The James Dwight Dana House at 24 Hillhouse Avenue in New Haven, Connecticut, is a landmark early example of an Italianate style residence designed by a famed 19th century architect. Built in 1849 from plans by architect Henry Austin, the house was constructed for owner, James Dwight Dana (1813-1895) and his new wife, Henrietta Silliman and possibly funded by her father, Benjamin Silliman, a Yale professor who was considered “The Father of Science in America”. James Dwight Dana’s education in geology, in addition to his studies with his father-in-law, Professor Silliman, extended to the four-year United States Exploring Expedition between 1838–1842), in which Dana served as the staff geologist and mineralogist, exposing him to a wide-ranging variety of geological formations and minerals. Upon his return to New Haven, he married Silliman’s daughter and then moved into this stately home. Later in his career, Dana was responsible for developing much of the early knowledge on Hawaiian volcanism. In 1880 and 1881 he led the first geological study of Hawaii. The James Dwight Dana House has a three-bay front facade, with a single-story porch extending across its width, supported by wooden columns with unique capitals. The shallow roof has broad, overhanging eaves sheltering a unique corbelled brick cornice. The building was added onto in 1905 with similar architecture and was purchased by Yale in 1962. Today, the building is preserved by the University and houses the Institution for Social & Policy Studies (ISPS).

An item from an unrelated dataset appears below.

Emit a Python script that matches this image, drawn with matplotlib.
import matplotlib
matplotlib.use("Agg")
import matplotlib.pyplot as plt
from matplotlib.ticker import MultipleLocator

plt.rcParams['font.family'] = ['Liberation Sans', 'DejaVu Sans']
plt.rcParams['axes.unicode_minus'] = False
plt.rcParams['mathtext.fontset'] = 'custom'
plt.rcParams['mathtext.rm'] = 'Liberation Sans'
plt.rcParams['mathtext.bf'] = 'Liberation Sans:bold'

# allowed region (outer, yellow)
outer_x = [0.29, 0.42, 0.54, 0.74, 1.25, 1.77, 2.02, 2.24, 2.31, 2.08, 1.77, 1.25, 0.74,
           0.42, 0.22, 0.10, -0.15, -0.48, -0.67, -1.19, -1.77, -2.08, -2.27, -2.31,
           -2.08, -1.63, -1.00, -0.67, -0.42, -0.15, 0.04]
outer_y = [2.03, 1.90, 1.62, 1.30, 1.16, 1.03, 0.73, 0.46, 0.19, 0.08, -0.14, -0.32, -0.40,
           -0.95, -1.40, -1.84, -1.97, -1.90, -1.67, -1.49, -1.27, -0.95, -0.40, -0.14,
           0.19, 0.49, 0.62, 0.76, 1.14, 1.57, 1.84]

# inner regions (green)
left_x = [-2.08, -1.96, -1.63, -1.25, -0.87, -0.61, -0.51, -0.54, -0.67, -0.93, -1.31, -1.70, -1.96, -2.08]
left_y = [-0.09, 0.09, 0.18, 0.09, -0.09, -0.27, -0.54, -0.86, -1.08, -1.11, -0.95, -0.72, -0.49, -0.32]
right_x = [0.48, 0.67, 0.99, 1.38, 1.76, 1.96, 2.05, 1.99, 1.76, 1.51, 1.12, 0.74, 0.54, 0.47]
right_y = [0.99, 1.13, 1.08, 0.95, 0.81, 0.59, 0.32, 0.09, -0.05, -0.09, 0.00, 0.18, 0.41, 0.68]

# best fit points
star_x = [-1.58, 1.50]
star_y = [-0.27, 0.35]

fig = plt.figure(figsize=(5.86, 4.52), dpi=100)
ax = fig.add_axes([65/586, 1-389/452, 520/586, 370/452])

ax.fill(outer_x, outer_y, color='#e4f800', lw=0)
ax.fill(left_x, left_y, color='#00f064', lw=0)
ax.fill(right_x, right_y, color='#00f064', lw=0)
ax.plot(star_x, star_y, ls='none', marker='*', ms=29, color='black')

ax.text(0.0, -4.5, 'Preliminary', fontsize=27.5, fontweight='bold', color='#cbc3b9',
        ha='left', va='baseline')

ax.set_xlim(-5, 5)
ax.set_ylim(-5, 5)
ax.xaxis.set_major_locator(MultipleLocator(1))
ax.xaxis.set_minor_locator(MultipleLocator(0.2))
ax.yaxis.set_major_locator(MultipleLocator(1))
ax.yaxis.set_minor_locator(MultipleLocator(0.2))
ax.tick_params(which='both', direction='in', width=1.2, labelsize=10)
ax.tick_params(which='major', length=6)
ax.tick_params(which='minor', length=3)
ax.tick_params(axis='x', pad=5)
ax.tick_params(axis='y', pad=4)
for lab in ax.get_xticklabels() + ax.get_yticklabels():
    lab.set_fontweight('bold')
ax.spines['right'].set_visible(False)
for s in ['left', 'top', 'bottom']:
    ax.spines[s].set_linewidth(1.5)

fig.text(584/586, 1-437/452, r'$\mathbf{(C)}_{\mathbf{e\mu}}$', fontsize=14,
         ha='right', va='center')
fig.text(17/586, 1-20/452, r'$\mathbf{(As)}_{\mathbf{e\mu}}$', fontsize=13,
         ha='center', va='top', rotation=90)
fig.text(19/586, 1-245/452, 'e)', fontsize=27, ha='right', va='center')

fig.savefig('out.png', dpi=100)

This unique residence in Wayland, Massachusetts, is tucked away on Corman’s Lane, a dead-end street near Snake Brook, a small stream leading into Lake Cochituate. The house was built around 1870 for George William Risley (1836-1913), a shoe manufacturer and Civil War veteran who settled in Cochituate Village and ran a factory there. Risley was active in town affairs and served as Selectman in 1872, the year in which the annual meeting authorized the selectmen to petition the General Court for Cochituate to separate from Wayland. The petition was ultimately never was filed and Cochituate remains a part of Wayland. The Risley House has five bays and a shallow side gable roof with broad, overhanging eaves supported by brackets. A central porch runs along part of the facade and has intricate turned posts and spindlework. The home remains in great shape and is evocative of mid-late 19th century industrial housing built for factory managers.
This distinctive Italianate Villa style house in the charming village of Chester, Vermont, was built in 1861 for wealthy merchant, Frederick Fullerton (1817-1869). Mr. Fullerton worked in his family’s mercantile business in Chester, and was involved with cotton manufacture in Springfield and with the Cavendish woolen mill managed by his older brother, Henry, who built an equally distinctive residence in Cavendish called “Glimmerstone“. Basically cubic with asymmetrical gabled corner pavilions, the Fullerton House is an excellent example of an Italianate Villa with bracketed cornice, two-over-two sash windows, a wrap-around porch, and second floor balcony with a bracket-supported hood with decorative valance and an oculus window above. The residence is said to have been designed by architect, William P. Wentworth, who designed the St. Luke’s Episcopal Church across Main Street a decade later.
The Zenas Lane House on Union Street in Rockland, Massachusetts, was built circa 1860 for its namesake, a shoe manufacturer who later engaged in real estate and local politics. Zenas Meriet Lane married Emeline Morse and had this handsome Italianate style residence built on the town’s main street. The two-story house is capped with a shallow hip roof with eyebrow window heads breaking the eaves. At the rear of the site, there is a preserved carriage house which echoes design details from the main structure.
This house at the corner of Freeman and Powell streets in the Cottage Farm area of Brookline, Massachusetts, was one of the first to be built on Sears family land in the years following the death of the family patriarch, David Sears. In 1871, Dennison Dean Dana (1827-1899) purchased land here from the Sears heirs and constructed this Italianate house with three-story square tower. Dana owned the house through the 1880s, and by 1893 it had been acquired by Albert L. Jewell, a real estate developer who added the large veranda and a two-story addition to the house, and would subdivide the property, developing fashionable houses along Powell Street to the south. The house (while clad in asbestos shingles since the 1960s) is an important early residence in the neighborhood which is today, dominated by late 19th and 20th century architecture.
This house on Westminster Road in Canterbury, Connecticut, is architecturally distinguished by its extensive and imaginative detailing, which reflects the widespread availability of manufactured architectural ornament in the Victorian period. The porch columns, archways, bay window, and round-arched windows all reflect an Italianate influence and the work of its original owner, Mr. George Washington Smith (1857-1937). The house dates to about 1886 when George W. Smith, built it from his workshop formerly located across the street. Smith manufactured mast-hoops, the wooden fixtures for attaching sails to the masts of sailing ships, and utilized his woodworking skills to build and decorate the exterior of his family home.
This modest, Italianate style house was built around 1860 by a carpenter and builder as his own residence. Nathan S. Horton (1819-1916) was a busy builder in Central Falls, Rhode Island in the mid-late 19th century as the population boomed along with the industrial growth and wealth that the city saw. For his own residence, Horton built this two-story wood-frame house with side entrances and porches, paired brackets in the eaves, and arched top windows, all commonly found in the Italianate style, popular around the time of the Civil War. Mr. Horton lived to his late 90s and likely remained in this home until his death.